For many high school seniors, April is decision time -- college acceptance letters in hand, they will weigh their options. But for students from low-income families or in foster care, the question is how and even if they're going to go to college, not where.
The result is vast inequities in college achievement. Only 10 percent of youth from low-income families graduate from a four-year college, compared to more than 25 percent from middle-income families and more than 50 percent from high-income families. Between 3 and 11 percent of foster care alumni complete a bachelor's degree.
The barriers to college access start with lack of information. Earlier this year in DC Public Schools, all 11th grade students were provided a chance to take the SAT for free during a school day. That's helpful, but not helpful enough. In many middle-class communities, taking an SAT preparation course is standard practice, but many low-income students don't even know that such courses exist. Probably no one in their families -- or on their block -- has attended college, and few may have a high school diploma. They have no idea whether 1200 is a good score or not, let alone what colleges might be suitable for them if that's the score they get. They don't know that different opportunities will be available to them if they attend Princeton University instead of the University of Phoenix.
Students who overcome the information barrier face many material hurdles as well.
A mother's part-time income doesn't stretch far enough to afford internet access, making it difficult for a teen to research and apply to college.

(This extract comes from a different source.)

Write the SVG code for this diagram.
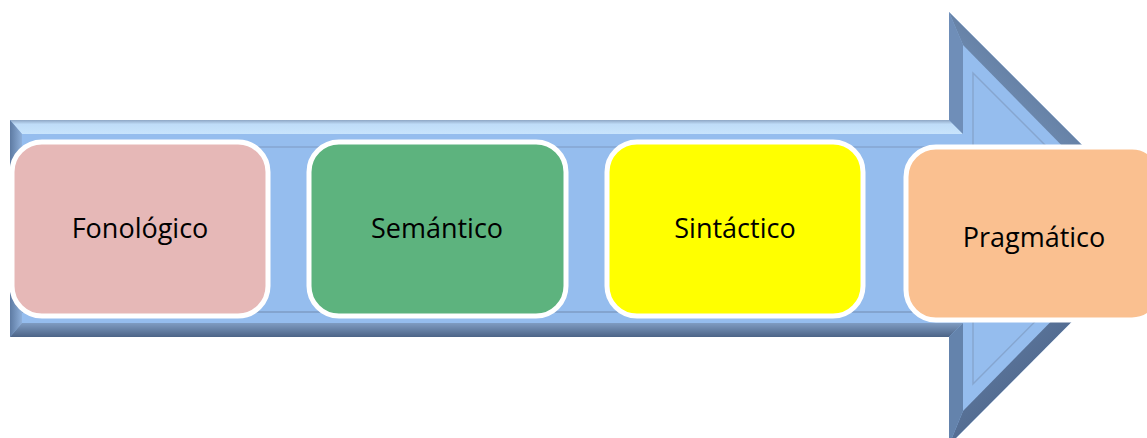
<svg xmlns="http://www.w3.org/2000/svg" width="1147" height="438" viewBox="0 0 1147 438">
<defs>
<linearGradient id="gTop" x1="0" y1="0" x2="0" y2="1"><stop offset="0" stop-color="#8EA6C4"/><stop offset="0.3" stop-color="#BFDCF8"/><stop offset="1" stop-color="#C8E4FC"/></linearGradient>
<linearGradient id="gBot" x1="0" y1="0" x2="0" y2="1"><stop offset="0" stop-color="#7F9CC2"/><stop offset="1" stop-color="#4C6487"/></linearGradient>
<linearGradient id="gLeft" x1="0" y1="0" x2="1" y2="0"><stop offset="0" stop-color="#5E7BA3"/><stop offset="1" stop-color="#8FB0DA"/></linearGradient>
<linearGradient id="gHT" x1="0" y1="1" x2="1" y2="0"><stop offset="0" stop-color="#8FB0DA"/><stop offset="1" stop-color="#3F5574"/></linearGradient>
<linearGradient id="gHB" x1="0" y1="0" x2="1" y2="1"><stop offset="0" stop-color="#7592BB"/><stop offset="1" stop-color="#34496A"/></linearGradient>
</defs>
<style>
.box{stroke:#FFFFFF;stroke-width:5}
.lbl{font-family:"Open Sans","Noto Sans","Liberation Sans",sans-serif;font-size:27px;fill:#000000;text-anchor:middle}
</style>
<g id="arrow">
<polygon points="10,120 949,120 949,12 1165,228 949,445 949,337 10,337" fill="#95BDEE"/>
<polygon points="10,120 949,120 963,134 22,134" fill="url(#gTop)"/>
<polygon points="10,120 22,134 22,323 10,337" fill="url(#gLeft)"/>
<polygon points="10,337 949,337 963,323 22,323" fill="url(#gBot)"/>
<polygon points="949,120 949,12 963,45 963,134" fill="#6F8EB8"/>
<polygon points="949,12 1165,228 1143,228 963,45" fill="url(#gHT)"/>
<polygon points="963,411 1143,228 1165,228 949,445" fill="url(#gHB)"/>
<polygon points="949,337 963,323 963,411 949,445" fill="#6483AC"/>
<polyline points="22,147 963,147" stroke="#86A6D0" stroke-width="1.5" fill="none"/>
<polyline points="22,312 963,312" stroke="#7E9CC4" stroke-width="1.5" fill="none"/>
<polyline points="973,146 973,73 1128,228 973,384 973,312" stroke="#86A6D0" stroke-width="1.5" fill="none"/>
</g>
<g id="node-fonologico">
<rect class="box" x="12" y="142" width="256" height="174" rx="30" fill="#E6B8B7"/>
<text class="lbl" x="140" y="238">Fonológico</text>
</g>
<g id="node-semantico">
<rect class="box" x="309" y="142" width="257" height="174" rx="30" fill="#5DB37E"/>
<text class="lbl" x="437" y="238">Semántico</text>
</g>
<g id="node-sintactico">
<rect class="box" x="607" y="142" width="256" height="174" rx="30" fill="#FFFF00"/>
<text class="lbl" x="735" y="238">Sintáctico</text>
</g>
<g id="node-pragmatico">
<rect class="box" x="906" y="147" width="256" height="173" rx="30" fill="#FAC090"/>
<text class="lbl" x="1034" y="247">Pragmático</text>
</g>
<g id="connectors"></g>
</svg>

A 17-year-old whose SAT score will open the door to college may not receive recruitment information as he moves from one group home to a therapeutic foster home to a different group home.
And if somehow students overcome those obstacles to apply and get accepted, there are still challenges. Just getting to campus is daunting. One student I know initially turned down a full college scholarship because she didn't think she could raise the $200 bus fare to get to the campus. A parent supporting her family through a minimum wage job may not be able to give up a day's income to accompany her daughter to campus. More than one lawyer in my office has moved a client in or out of the dorm when no one else was available. Many students quickly learn that buying books online is a better deal than the campus bookstore, but if your family doesn't have a credit card, you don't have that option.
DC's young adults are not alone -- a recent study that received significant media attention found that high-achieving low-income students often fail to apply to the nation's best colleges because the students didn't know anyone who had attended these schools, and they were unfamiliar with financial aid possibilities. An excerpt from a new book shares an anecdote that echoes this finding.
To make April decision time for all our young people, we need to give them the necessary tools. True college preparation cannot be done in a single day of meeting with a guidance counselor, in a single semester of class, or even in a single year of high school. College preparation should start earlier and should address the material barriers -- students need to see the whole college puzzle, not just the pieces for their application. We wouldn't ask a student to learn algebra if she didn't know how to add. We can't expect students to be prepared to think about college before they understand what it entails.